HIS vs EVGA Midrange Gaming Face Off Review

Midrange Gaming Shootout

Metro 2033

The game based on the book by Dmitry Glukhovsky is part first person shooter, part survival horror, without really being either. It’s a hugely frustrating game for us because it’s so reliant upon the lighting effects that the frame rates never really reaches playable on any hardware, yet it doesn’t look so stunning that you’re willing to put up with the shoddy frame-rate just to gawp. Even the much maligned (by me) Crysis looked good enough we put up with it’s woeful performance. 

Single GPU – Stock Speeds

Our first big “huh” moment. Advanced PhysX enabled and yet the GTX460s lag massively behind the Radeons. Clearly the PhysX is so advanced and puts such a strain on the card that it hasn’t enough puff left to do the graphics.
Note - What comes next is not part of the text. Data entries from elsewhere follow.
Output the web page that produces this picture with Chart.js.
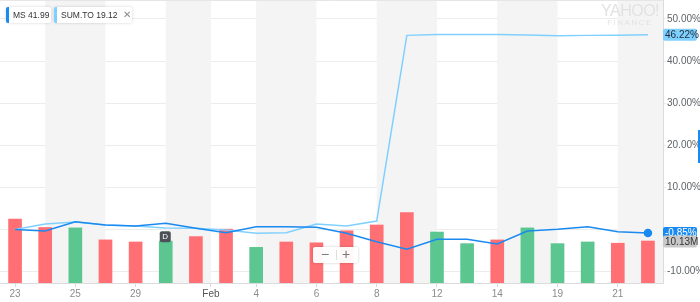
<!DOCTYPE html>
<html>
<head>
<meta charset="utf-8">
<script src="https://cdn.jsdelivr.net/npm/chart.js@4"></script>
<style>
  body { margin: 0; background: #fff; font-family: "Liberation Sans", Arial, sans-serif; }
  .wrap { position: relative; width: 700px; height: 302px; }
  .leg { position: absolute; top: 7px; height: 16px; line-height: 16px; background: #fff;
         box-shadow: 0 0 3px rgba(0,0,0,0.18); border-radius: 2px; font-size: 8.5px; color: #333;
         box-sizing: border-box; padding-left: 4px; white-space: nowrap; }
  .leg .x { position: absolute; left: 66px; color: #888; font-size: 10px; }
  .wm { position: absolute; left: 598px; top: 3px; width: 64px; text-align: center; color: #e2e2e2; }
  .wm .a { font-size: 16px; letter-spacing: -0.5px; line-height: 15px; }
  .wm .b { font-size: 8px; letter-spacing: 1.5px; line-height: 10px; }
  .zoom { position: absolute; left: 313px; top: 247px; width: 45px; height: 16px; background: rgba(255,255,255,0.95);
          box-shadow: 0 0 3px rgba(0,0,0,0.2); border-radius: 2px; font-size: 14px; color: #777; line-height: 16px; }
  .zoom span { position: absolute; top: -1px; }
  .zoom i { position: absolute; left: 23px; top: 3px; width: 1px; height: 10px; background: #ddd; }
</style>
</head>
<body>
<div class="wrap">
  <canvas id="stockChart" width="700" height="302"></canvas>
  <div class="leg" style="left:6px;width:45px;border-left:3px solid #1a8af0;">MS 41.99</div>
  <div class="leg" style="left:54px;width:78px;border-left:3px solid #80d0ff;">SUM.TO 19.12<span class="x">✕</span></div>
  <div class="wm"><div class="a">YAHOO!</div><div class="b">FINANCE</div></div>
  <div class="zoom"><span style="left:8px;">−</span><i></i><span style="left:29px;">+</span></div>
  <div style="position:absolute;left:698px;top:130px;width:2px;height:33px;background:#1a8af0;"></div>
</div>
<script>
// 日期 (每個交易日一根)
const dates = ['Jan 23', 'Jan 24', 'Jan 25', 'Jan 28', 'Jan 29', 'Jan 30', 'Jan 31', 'Feb 1',
    'Feb 4', 'Feb 5', 'Feb 6', 'Feb 7', 'Feb 8', 'Feb 11', 'Feb 12', 'Feb 13', 'Feb 14',
    'Feb 15', 'Feb 19', 'Feb 20', 'Feb 21', 'Feb 22'];

// 漲跌幅 (%)
const msChange = [0, -0.35, 1.85, 1.07, 0.83, 1.47, 0.28, -0.76, 0.66, 0.66, 0.52, -0.9,
    -2.89, -4.69, -2.32, -2.32, -3.44, -0.36, 0.05, 0.66, -0.52, -0.85];
const sumChange = [0, 1.3, 1.8, 1.07, 0.83, 0.36, 0.28, -0.12, -0.9, -0.76, 1.3, 0.83,
    2.0, 46.1, 46.3, 46.3, 46.3, 46.2, 46.0, 46.1, 46.15, 46.22];

// 成交量 (M) 和 漲/跌
const volume = [15.4, 13.4, 13.3, 10.4, 9.9, 10.1, 11.2, 13.0, 8.6, 9.9, 9.7, 12.6,
    14.0, 17.0, 12.3, 9.5, 10.4, 13.3, 9.5, 9.9, 9.6, 10.13];
const volUp = [false, false, true, false, false, true, false, false, true, false, false, false,
    false, false, true, true, false, true, true, true, false, false];

// x 軸標籤
const xTickPos = [0, 2, 4, 6.5, 8, 10, 12, 14, 16, 18, 20];
const xTickText = ['23', '25', '29', 'Feb', '4', '6', '8', '12', '14', '19', '21'];
const yTicks = [-10, 0, 10, 20, 30, 40, 50];

// 灰色背景區塊 (index 範圍)
const bands = [[1, 3], [5, 6.5], [8, 10], [12, 14], [16, 18], [20, 21.5]];
const dividendIdx = 5;

const RED = '#ff6f74';
const GREEN = '#5bc68f';
const MS_BLUE = '#1a8af0';
const SUM_BLUE = '#80d0ff';

const bgPlugin = {
    id: 'bands',
    beforeDatasetsDraw(chart) {
        const { ctx, chartArea: a, scales: { x } } = chart;
        ctx.save();
        ctx.fillStyle = '#f4f4f4';
        bands.forEach(([s, e]) => {
            const x0 = x.getPixelForValue(s);
            const x1 = x.getPixelForValue(e);
            ctx.fillRect(x0, a.top, x1 - x0, a.bottom - a.top);
        });
        ctx.restore();
    },
    afterDraw(chart) {
        const { ctx, chartArea: a, scales: { x, y, vol } } = chart;
        ctx.save();
        // top line
        ctx.strokeStyle = '#e6e6e6';
        ctx.beginPath();
        ctx.moveTo(0, 0.5);
        ctx.lineTo(a.right, 0.5);
        ctx.stroke();

        // D 標記
        const dx = x.getPixelForValue(dividendIdx);
        const dy = vol.getPixelForValue(volume[dividendIdx]);
        ctx.fillStyle = '#4b5157';
        ctx.beginPath();
        ctx.roundRect(dx - 6, dy - 10, 11, 11, 2);
        ctx.fill();
        ctx.fillStyle = '#fff';
        ctx.font = '8px "Liberation Sans", Arial';
        ctx.textAlign = 'center';
        ctx.textBaseline = 'middle';
        ctx.fillText('D', dx - 0.5, dy - 4.5);

        // 右邊的標籤
        const badge = (val, yy, bg, fg) => {
            ctx.fillStyle = bg;
            ctx.beginPath();
            ctx.roundRect(a.right, yy - 6, 34, 12, 2);
            ctx.fill();
            ctx.fillStyle = fg;
            ctx.font = '10px "Liberation Sans", Arial';
            ctx.textAlign = 'left';
            ctx.fillText(val, a.right + 2, yy + 0.5);
        };
        const last = dates.length - 1;
        badge(sumChange[last].toFixed(2) + '%', y.getPixelForValue(sumChange[last]), SUM_BLUE, '#1b2b3a');
        badge(msChange[last].toFixed(2) + '%', y.getPixelForValue(msChange[last]), MS_BLUE, '#fff');
        badge(volume[last].toFixed(2) + 'M', vol.getPixelForValue(volume[last]) + 0.5, '#c9c9c9', '#333');
        ctx.restore();
    }
};

const pts = arr => arr.map((v, i) => ({ x: i, y: v }));

new Chart(document.getElementById('stockChart'), {
    type: 'bar',
    data: {
        datasets: [{
            type: 'line',
            label: 'MS',
            data: pts(msChange),
            yAxisID: 'y',
            borderColor: MS_BLUE,
            backgroundColor: MS_BLUE,
            borderWidth: 1.5,
            tension: 0,
            pointRadius: msChange.map((v, i) => i === msChange.length - 1 ? 3.5 : 0),
            order: 1
        }, {
            type: 'line',
            label: 'SUM.TO',
            data: pts(sumChange),
            yAxisID: 'y',
            borderColor: SUM_BLUE,
            borderWidth: 1.5,
            tension: 0,
            pointRadius: 0,
            order: 2
        }, {
            label: 'Volume',
            data: pts(volume),
            yAxisID: 'vol',
            backgroundColor: volUp.map(u => u ? GREEN : RED),
            barThickness: 13,
            order: 3
        }]
    },
    options: {
        responsive: false,
        animation: false,
        layout: { padding: 0, autoPadding: false },
        plugins: { legend: { display: false }, tooltip: { enabled: false } },
        scales: {
            x: {
                type: 'linear',
                offset: false,
                min: -0.5,
                max: 21.5,
                afterBuildTicks: s => { s.ticks = xTickPos.map(v => ({ value: v })); },
                afterFit: s => { s.height = 19; s.paddingLeft = 0; s.paddingRight = 0; },
                grid: { drawOnChartArea: false, tickLength: 4, color: '#d8d8d8', offset: false },
                border: { color: '#dcdcdc' },
                ticks: {
                    padding: 1,
                    autoSkip: false,
                    maxRotation: 0,
                    font: { size: 10, family: '"Liberation Sans", Arial' },
                    color: c => (c.tick && c.tick.value === 6.5) ? '#555' : '#8c8c8c',
                    callback: v => xTickText[xTickPos.indexOf(v)] ?? ''
                }
            },
            y: {
                position: 'right',
                min: -12.7,
                max: 54.5,
                afterBuildTicks: s => { s.ticks = yTicks.map(v => ({ value: v })); },
                afterFit: s => { s.width = 37; s.paddingTop = 0; s.paddingBottom = 0; },
                grid: { color: '#ececec', tickLength: 3 },
                border: { color: '#dcdcdc' },
                ticks: {
                    padding: 1,
                    font: { size: 10, family: '"Liberation Sans", Arial' },
                    color: '#5f6468',
                    // 0% 被標籤蓋住
                    callback: v => v === 0 ? '' : v.toFixed(2) + '%'
                }
            },
            vol: {
                display: false,
                min: 0,
                max: 68.3
            }
        }
    },
    plugins: [bgPlugin]
});
</script>
</body>
</html>
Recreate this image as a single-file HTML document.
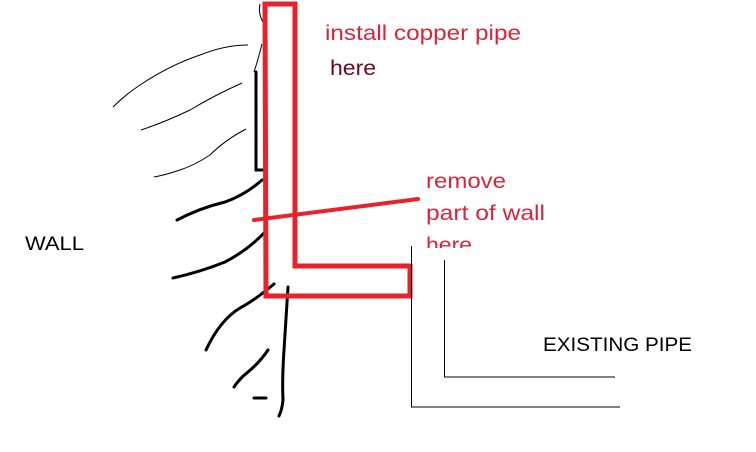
<!DOCTYPE html>
<html><head><style>
html,body{margin:0;padding:0;background:#fff;}
svg{display:block;}
text{font-family:"Liberation Sans","DejaVu Sans",sans-serif;}
</style></head><body>
<svg width="756" height="452" viewBox="0 0 756 452" xmlns="http://www.w3.org/2000/svg">
<rect width="756" height="452" fill="#fff"/>
<g fill="none" stroke="#000" stroke-width="1">
<path d="M260,4 Q258,14 263,22"/>
<path d="M248,45 Q225,45 200,55 Q170,65 140,85 Q125,95 113,107"/>
<path d="M242,83 Q215,95 190,110 Q165,122 141,130"/>
<path d="M246,129 Q225,140 210,155 Q195,165 180,170 Q165,175 154,177"/>
<path d="M262,44 Q258,60 254,72"/>
</g>
<g fill="none" stroke="#000" stroke-width="3" stroke-linecap="round">
<path d="M256,72 L256,170 L263,170"/>
<path d="M262,180 Q245,195 225,202 Q200,208 177,220"/>
<path d="M265,232 Q248,250 225,262 Q200,272 173,278"/>
<path d="M274,284 Q255,300 240,308 Q220,320 206,350"/>
<path d="M268,350 Q260,362 248,372 Q240,378 234,387"/>
<path d="M254,398 L266,398"/>
<path d="M288,287 Q286,320 284,350 Q282,380 283,400 Q282,410 279,416"/>
</g>
<path d="M265,4 L295,4 L295,266 L410,266 L410,296 L266,296 Z" fill="none" stroke="#e8212b" stroke-width="5"/>
<line x1="254" y1="220" x2="418" y2="199" stroke="#e8212b" stroke-width="4" stroke-linecap="round"/>
<g fill="none" stroke="#000" stroke-width="1">
<path d="M411.5,246 L411.5,407 L620,407"/>
<path d="M444.5,250 L444.5,377 L615,377"/>
</g>
<text x="325" y="40" font-size="21" fill="#d7263b" textLength="196" lengthAdjust="spacingAndGlyphs">install copper pipe</text>
<text x="330" y="75" font-size="21" fill="#6b0a1c" textLength="46" lengthAdjust="spacingAndGlyphs">here</text>
<text x="426" y="188" font-size="21" fill="#d7263b" textLength="80" lengthAdjust="spacingAndGlyphs">remove</text>
<text x="426" y="220" font-size="21" fill="#d7263b" textLength="119" lengthAdjust="spacingAndGlyphs">part of wall</text>
<text x="426" y="252" font-size="21" fill="#d7263b" textLength="46" lengthAdjust="spacingAndGlyphs">here</text>
<rect x="420" y="248" width="60" height="12" fill="#fff"/>
<text x="25" y="250" font-size="19" fill="#000" textLength="59" lengthAdjust="spacingAndGlyphs">WALL</text>
<text x="543" y="351" font-size="19" fill="#000" textLength="149" lengthAdjust="spacingAndGlyphs">EXISTING PIPE</text>
</svg>
</body></html>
Whereas the Radeons dump the physics onto our Core i7-950 and therefore can at least have a good go at providing something more than a slide-show.

 

Single GPU – Overclocked

The incredibly variable nature of the Metro 2033 engine stands out here with both the GTX460s gaining 3 frames or so from the overclock to their GPU, yet the HD6870 loses frames. It is so frustrating. Hopefully our twin GPU testing will iron out the rough edges.

 

Dual GPU – Stock

Yes and no. Your second 1GB GTX460 is worth a piddling 5FPS, and yet the second 768MB GTX460 gives a 14FPS boost. If only getting 5FPS extra from an SLI 1GB GTX460 is strange, then the Crossfire HD6850 gives over 100% improvement. There are so many things to try and fathom about this game it should be based on a Jules Verne book.

 

Dual GPU – Overclocked

Finally we get a result remotely approximating what we’d expect on a theoretical basis when compared to the single stock card. The big GTX460 finally gets back ahead of its sibling, the HD6850 doesn’t really benefit from the overclock and the HD6870 is quite a beast. All is once again as it should be in the world.

Even if a 4GHz 950 and two overclocked HD6870s don’t manage to get Metro 2033 past 60FPS average.